Never in a million years would it occur to me now to go gunning for him as a perv, even if he were a Conservative politician.

Do we remember what it was like to be eighteen? We think we are all grown up and we are champing at the bit to get on with life and to experience as much of it as possible. Back in my day that meant the freedom to engage in sexual experimentation with older men, because there was a persistent myth that they were experienced and would be better at sex than our own fumbling male cohort. The only thing wrong with my English teacher, from my perspective, was that he was not my French teacher, whom I wanted to make mad, passionate love to. I would have happily exchanged one thirty-something authority figure for another. And I may or may not have been disappointed in the experience, but I certainly would not have felt taken advantage of.

What we are doing now is taking away agency and responsibility from our girls. At eighteen I would have been outraged at society telling me that I could not choose to experiment with an older man, or any man for that matter. That's agency. Responsibility is in choosing the man and the circumstance. For instance, I would have never gotten drunk in a bar and let a man take me home; being a grown-up meant thinking of the consequences of my actions.

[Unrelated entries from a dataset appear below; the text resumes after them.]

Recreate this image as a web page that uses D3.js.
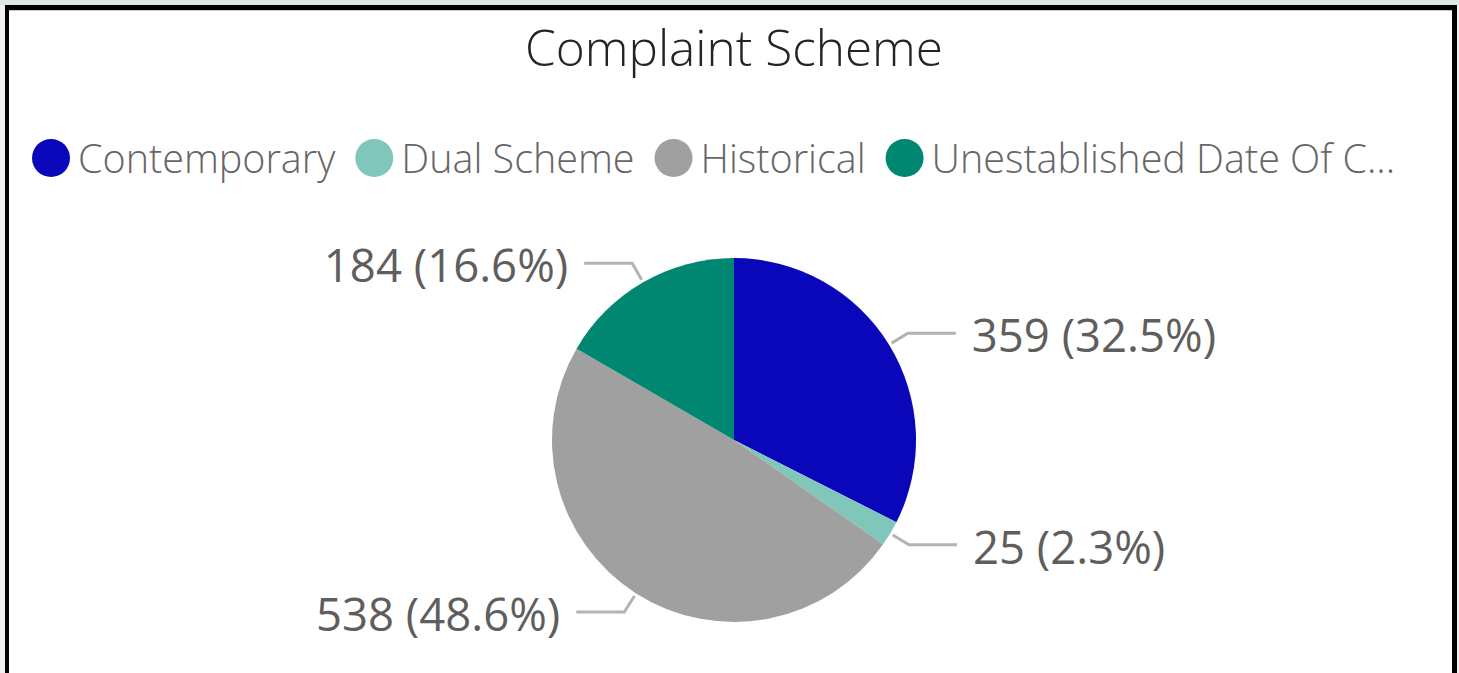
<!DOCTYPE html>
<html>
<head>
<meta charset="utf-8">
<script src="https://cdn.jsdelivr.net/npm/d3@7"></script>
<style>
  html, body { margin: 0; padding: 0; background: #f0f0f0; }
  svg { display: block; }
  text { font-family: "Segoe UI", "Open Sans", "Noto Sans", sans-serif; }
</style>
</head>
<body>
<div id="chart"></div>
<script>
// data
var categories = ["Contemporary", "Dual Scheme", "Historical", "Unestablished Date Of C..."];
var values = [359, 25, 538, 184];
var colors = ["#0a07bb", "#80c6bb", "#a0a0a0", "#008772"];

var W = 1459, H = 673;

var svg = d3.select("#chart").append("svg")
  .attr("width", W)
  .attr("height", H);

// outer frame
svg.append("rect").attr("x", 0).attr("y", 0).attr("width", W).attr("height", 5).attr("fill", "#dce8e4");
svg.append("rect").attr("x", 5).attr("y", 5).attr("width", 1452).attr("height", H).attr("fill", "#000");
svg.append("rect").attr("x", 9).attr("y", 10).attr("width", 1443).attr("height", H).attr("fill", "#fff");
svg.append("line").attr("x1", 9).attr("x2", 1452).attr("y1", 10.5).attr("y2", 10.5)
  .attr("stroke", "#c8c8c8").attr("stroke-width", 1);

// title
svg.append("text")
  .attr("x", 734).attr("y", 47)
  .attr("text-anchor", "middle")
  .attr("dominant-baseline", "central")
  .style("font-size", "49.5px")
  .style("font-weight", 300)
  .style("fill", "#252423")
  .text("Complaint Scheme");

// legend
var legend = svg.append("g").attr("transform", "translate(32,158)");
var lx = 0;
categories.forEach(function(c, i) {
  var g = legend.append("g").attr("transform", "translate(" + lx + ",0)");
  g.append("circle").attr("cx", 19).attr("cy", 0).attr("r", 19).attr("fill", colors[i]);
  var t = g.append("text")
    .attr("x", 46).attr("y", 0)
    .attr("dominant-baseline", "central")
    .style("font-size", "39.5px")
    .style("font-weight", 300)
    .style("fill", "#666666")
    .text(c);
  lx += 46 + t.node().getComputedTextLength() + 20;
});

// pie
var cx = 734, cy = 440, r = 182;
var pie = d3.pie().sort(null).value(function(d) { return d; });
var arc = d3.arc().innerRadius(0).outerRadius(r);
var arcs = pie(values);

var pg = svg.append("g").attr("transform", "translate(" + cx + "," + cy + ")");
pg.selectAll("path.slice")
  .data(arcs)
  .enter().append("path")
  .attr("class", "slice")
  .attr("d", arc)
  .attr("fill", function(d, i) { return colors[i]; });

// leader lines + labels
var total = d3.sum(values);
var inner = d3.arc().innerRadius(r + 3).outerRadius(r + 3);
var elbow = d3.arc().innerRadius(r + 22).outerRadius(r + 22);

arcs.forEach(function(d, i) {
  var p1 = inner.centroid(d), p2 = elbow.centroid(d);
  var mid = (d.startAngle + d.endAngle) / 2;
  var side = mid < Math.PI ? 1 : -1;
  var p3 = [p2[0] + side * 48, p2[1]];
  pg.append("polyline")
    .attr("points", [p1, p2, p3].map(function(p) { return p.join(","); }).join(" "))
    .attr("fill", "none")
    .attr("stroke", "#b3b3b3")
    .attr("stroke-width", 3);
  pg.append("text")
    .attr("x", p3[0] + side * 16)
    .attr("y", p3[1] + 1)
    .attr("text-anchor", side > 0 ? "start" : "end")
    .attr("dominant-baseline", "central")
    .style("font-size", "45.5px")
    .style("fill", "#605e5c")
    .text(values[i] + " (" + d3.format(".1%")(values[i] / total) + ")");
});
</script>
</body>
</html>
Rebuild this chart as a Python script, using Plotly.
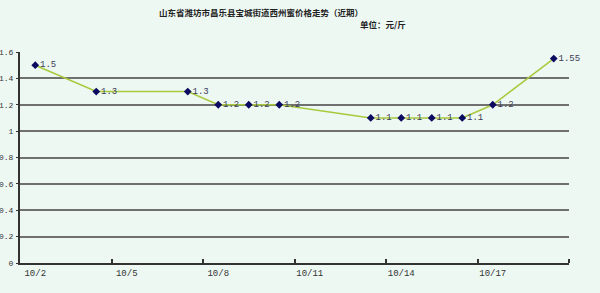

But now it seems eighteen-year-old women are judged to be little more than children who cannot exercise judgment and therefore need society's protection. In fact, there is talk of extending the upper limits of adolescence to twenty-four because of the suggestion that under that age youngsters are incapable of weighing the consequences of what they do. What kind of stuff and nonsense is that?

I have a young relative who is in her first year of university and a few months ago she told me that some of her house-mates came home in tears because a group of boys made fun of them. My cohort would have sent the boys packing with a few zingers about their manhood and laughed about the experience. What have our young women become if they cannot even defend themselves verbally against a clutch of boys their own age? And why are we encouraging their infantilization?

I have long been an advocate of self-defense training for girls. I grew up in a society where men were predators and women moved about with the knowledge that they were prey. My attitude has always been that if men had to worry about their own physical safety when they raped a woman, there would be fewer rapes and assaults. But in this discussion about thirty-something politicians taking eighteen-year-old women to their rooms, we are not speaking about rape, but consensual sex. Are we now saying that eighteen-year-old women are not allowed to have consensual sex? Are we trying to limit the age of the men they have consensual sex with? Or are we saying that men who have had sexual relationships with young adult women when they were in their thirties should not contemplate entering politics?

Some would retort that the issue is the power imbalance between the eighteen-year-old woman and the much older politician, or teacher, or professor. And to that I would say that the answer is not for society to say that the young woman needs protection because she cannot take care of herself or be trusted to know her own mind, but for society to empower that young woman to exercise agency. That power is not in her saying #metoo ten, twenty, thirty years later. That power is for her to be able to decide, in the moment, whether this is a sexual encounter she wants, and to be able to walk away without consequences. That's what I hope #metoo leads to.